Exercise aim:
Take the lines from the head of the listing through the one bearing "const plain = (v) => String(v)" and copy them exactly, leaving every picture out.

[Dataset excerpts start]

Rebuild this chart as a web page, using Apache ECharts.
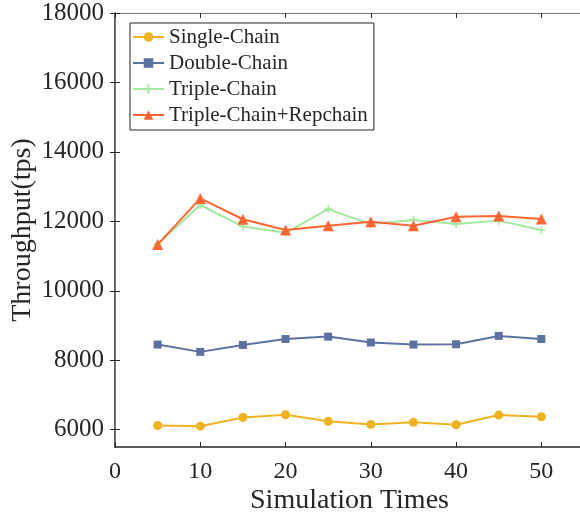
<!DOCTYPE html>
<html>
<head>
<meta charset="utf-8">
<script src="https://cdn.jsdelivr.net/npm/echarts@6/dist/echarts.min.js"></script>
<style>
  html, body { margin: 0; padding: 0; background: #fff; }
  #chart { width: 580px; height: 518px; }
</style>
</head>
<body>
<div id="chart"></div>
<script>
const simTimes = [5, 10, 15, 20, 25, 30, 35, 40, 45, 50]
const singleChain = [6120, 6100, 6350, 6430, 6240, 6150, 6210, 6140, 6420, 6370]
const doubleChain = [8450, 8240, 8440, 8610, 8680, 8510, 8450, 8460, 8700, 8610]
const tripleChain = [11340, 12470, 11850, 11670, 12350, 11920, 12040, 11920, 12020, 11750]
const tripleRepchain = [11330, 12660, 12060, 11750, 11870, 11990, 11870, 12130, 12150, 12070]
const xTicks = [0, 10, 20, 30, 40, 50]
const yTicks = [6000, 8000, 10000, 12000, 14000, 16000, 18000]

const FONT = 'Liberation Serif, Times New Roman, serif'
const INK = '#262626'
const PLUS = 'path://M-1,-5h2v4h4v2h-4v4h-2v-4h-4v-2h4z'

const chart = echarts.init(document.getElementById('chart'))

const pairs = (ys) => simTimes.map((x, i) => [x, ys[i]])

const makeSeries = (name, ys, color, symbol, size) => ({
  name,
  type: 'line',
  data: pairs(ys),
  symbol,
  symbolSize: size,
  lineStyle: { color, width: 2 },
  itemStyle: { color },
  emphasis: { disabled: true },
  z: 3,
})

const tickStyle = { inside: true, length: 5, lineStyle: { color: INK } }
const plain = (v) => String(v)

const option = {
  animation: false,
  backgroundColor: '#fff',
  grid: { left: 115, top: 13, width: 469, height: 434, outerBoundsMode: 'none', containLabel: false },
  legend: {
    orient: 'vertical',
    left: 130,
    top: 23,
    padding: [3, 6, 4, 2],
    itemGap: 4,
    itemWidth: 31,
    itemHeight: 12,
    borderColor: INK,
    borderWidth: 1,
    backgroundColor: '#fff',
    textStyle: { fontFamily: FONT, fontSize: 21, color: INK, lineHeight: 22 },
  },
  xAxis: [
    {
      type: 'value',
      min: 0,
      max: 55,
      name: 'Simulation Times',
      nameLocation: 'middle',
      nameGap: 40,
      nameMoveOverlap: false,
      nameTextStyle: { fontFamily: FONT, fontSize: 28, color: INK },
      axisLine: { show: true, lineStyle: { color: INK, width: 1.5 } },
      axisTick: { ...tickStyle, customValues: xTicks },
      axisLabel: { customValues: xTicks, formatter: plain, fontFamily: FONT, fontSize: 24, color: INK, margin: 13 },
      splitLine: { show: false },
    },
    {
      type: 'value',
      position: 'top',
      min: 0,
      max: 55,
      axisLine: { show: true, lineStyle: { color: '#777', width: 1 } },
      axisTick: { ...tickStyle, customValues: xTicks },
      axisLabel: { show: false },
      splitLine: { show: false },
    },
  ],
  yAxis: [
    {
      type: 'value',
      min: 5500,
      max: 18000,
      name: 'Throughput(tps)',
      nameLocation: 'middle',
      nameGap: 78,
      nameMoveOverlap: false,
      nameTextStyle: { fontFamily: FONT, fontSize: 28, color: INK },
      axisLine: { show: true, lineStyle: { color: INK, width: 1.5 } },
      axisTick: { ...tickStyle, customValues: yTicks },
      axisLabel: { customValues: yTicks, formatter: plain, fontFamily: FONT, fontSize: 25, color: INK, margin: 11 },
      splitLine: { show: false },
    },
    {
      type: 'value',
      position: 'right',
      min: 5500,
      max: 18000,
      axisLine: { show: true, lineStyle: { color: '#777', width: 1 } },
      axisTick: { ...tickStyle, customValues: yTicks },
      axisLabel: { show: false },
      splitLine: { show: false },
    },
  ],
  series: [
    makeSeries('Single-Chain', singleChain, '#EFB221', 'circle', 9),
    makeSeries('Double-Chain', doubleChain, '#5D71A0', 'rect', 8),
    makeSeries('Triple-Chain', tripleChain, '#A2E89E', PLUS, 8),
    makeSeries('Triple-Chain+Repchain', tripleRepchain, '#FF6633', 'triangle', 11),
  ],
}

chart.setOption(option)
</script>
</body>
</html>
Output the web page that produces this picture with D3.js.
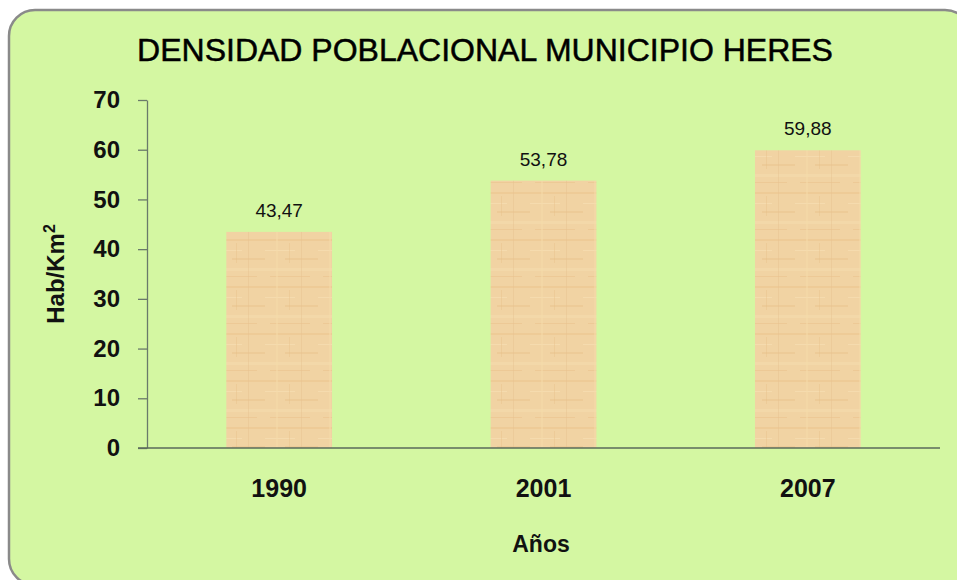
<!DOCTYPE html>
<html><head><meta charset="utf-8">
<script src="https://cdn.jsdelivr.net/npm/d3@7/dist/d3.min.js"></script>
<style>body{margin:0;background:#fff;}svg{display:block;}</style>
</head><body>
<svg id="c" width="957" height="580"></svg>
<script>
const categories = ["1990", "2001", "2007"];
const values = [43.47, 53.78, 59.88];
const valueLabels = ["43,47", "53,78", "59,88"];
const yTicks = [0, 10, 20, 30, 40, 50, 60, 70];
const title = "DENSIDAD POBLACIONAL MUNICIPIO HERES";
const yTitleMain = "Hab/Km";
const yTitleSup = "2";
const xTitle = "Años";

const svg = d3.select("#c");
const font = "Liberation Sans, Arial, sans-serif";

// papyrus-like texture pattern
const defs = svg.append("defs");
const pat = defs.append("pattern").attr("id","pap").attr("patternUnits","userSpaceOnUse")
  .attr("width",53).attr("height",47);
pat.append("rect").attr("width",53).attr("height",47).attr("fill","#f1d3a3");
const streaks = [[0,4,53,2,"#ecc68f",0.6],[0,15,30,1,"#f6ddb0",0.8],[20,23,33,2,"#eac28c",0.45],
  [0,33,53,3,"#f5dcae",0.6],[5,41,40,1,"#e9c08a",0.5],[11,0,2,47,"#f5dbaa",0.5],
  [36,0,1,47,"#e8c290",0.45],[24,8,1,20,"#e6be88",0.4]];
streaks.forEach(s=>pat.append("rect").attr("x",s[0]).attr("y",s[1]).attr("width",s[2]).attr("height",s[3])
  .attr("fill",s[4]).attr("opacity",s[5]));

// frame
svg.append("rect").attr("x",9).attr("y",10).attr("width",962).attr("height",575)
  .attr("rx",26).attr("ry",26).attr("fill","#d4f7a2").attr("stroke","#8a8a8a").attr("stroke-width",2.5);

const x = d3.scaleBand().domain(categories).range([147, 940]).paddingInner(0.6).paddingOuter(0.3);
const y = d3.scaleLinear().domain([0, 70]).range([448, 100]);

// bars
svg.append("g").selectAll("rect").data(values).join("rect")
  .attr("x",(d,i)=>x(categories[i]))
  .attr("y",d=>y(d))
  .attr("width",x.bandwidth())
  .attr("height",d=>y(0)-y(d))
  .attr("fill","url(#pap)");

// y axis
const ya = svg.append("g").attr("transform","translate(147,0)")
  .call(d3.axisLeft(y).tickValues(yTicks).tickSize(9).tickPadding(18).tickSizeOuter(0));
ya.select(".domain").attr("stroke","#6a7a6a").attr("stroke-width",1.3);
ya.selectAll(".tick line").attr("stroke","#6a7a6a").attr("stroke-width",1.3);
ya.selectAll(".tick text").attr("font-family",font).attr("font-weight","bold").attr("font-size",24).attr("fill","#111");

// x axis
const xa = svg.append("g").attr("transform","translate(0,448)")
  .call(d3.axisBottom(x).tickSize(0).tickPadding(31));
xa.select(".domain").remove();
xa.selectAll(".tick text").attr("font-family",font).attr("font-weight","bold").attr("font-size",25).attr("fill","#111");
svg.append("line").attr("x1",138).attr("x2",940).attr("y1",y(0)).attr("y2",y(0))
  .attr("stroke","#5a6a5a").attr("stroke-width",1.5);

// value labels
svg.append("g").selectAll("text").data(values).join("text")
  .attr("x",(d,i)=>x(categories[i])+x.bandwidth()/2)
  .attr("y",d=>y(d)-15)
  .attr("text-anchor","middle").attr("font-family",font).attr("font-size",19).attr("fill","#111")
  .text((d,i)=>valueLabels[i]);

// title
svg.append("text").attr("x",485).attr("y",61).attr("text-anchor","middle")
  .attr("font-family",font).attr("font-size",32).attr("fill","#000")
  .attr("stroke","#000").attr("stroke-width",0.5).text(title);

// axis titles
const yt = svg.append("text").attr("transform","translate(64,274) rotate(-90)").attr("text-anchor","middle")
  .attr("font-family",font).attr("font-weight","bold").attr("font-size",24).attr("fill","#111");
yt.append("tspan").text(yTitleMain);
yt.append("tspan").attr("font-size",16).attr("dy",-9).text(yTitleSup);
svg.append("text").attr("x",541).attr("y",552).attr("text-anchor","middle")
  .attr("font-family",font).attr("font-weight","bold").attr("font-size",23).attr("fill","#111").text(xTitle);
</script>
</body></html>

[Dataset excerpts end]

Result of this exercise:
Rebuild this chart as a web page, using Apache ECharts.
<!DOCTYPE html>
<html>
<head>
<meta charset="utf-8">
<script src="https://cdn.jsdelivr.net/npm/echarts@6/dist/echarts.min.js"></script>
<style>
  html, body { margin: 0; padding: 0; background: #fff; }
  #chart { width: 580px; height: 518px; }
</style>
</head>
<body>
<div id="chart"></div>
<script>
const simTimes = [5, 10, 15, 20, 25, 30, 35, 40, 45, 50]
const singleChain = [6120, 6100, 6350, 6430, 6240, 6150, 6210, 6140, 6420, 6370]
const doubleChain = [8450, 8240, 8440, 8610, 8680, 8510, 8450, 8460, 8700, 8610]
const tripleChain = [11340, 12470, 11850, 11670, 12350, 11920, 12040, 11920, 12020, 11750]
const tripleRepchain = [11330, 12660, 12060, 11750, 11870, 11990, 11870, 12130, 12150, 12070]
const xTicks = [0, 10, 20, 30, 40, 50]
const yTicks = [6000, 8000, 10000, 12000, 14000, 16000, 18000]

const FONT = 'Liberation Serif, Times New Roman, serif'
const INK = '#262626'
const PLUS = 'path://M-1,-5h2v4h4v2h-4v4h-2v-4h-4v-2h4z'

const chart = echarts.init(document.getElementById('chart'))

const pairs = (ys) => simTimes.map((x, i) => [x, ys[i]])

const makeSeries = (name, ys, color, symbol, size) => ({
  name,
  type: 'line',
  data: pairs(ys),
  symbol,
  symbolSize: size,
  lineStyle: { color, width: 2 },
  itemStyle: { color },
  emphasis: { disabled: true },
  z: 3,
})

const tickStyle = { inside: true, length: 5, lineStyle: { color: INK } }
const plain = (v) => String(v)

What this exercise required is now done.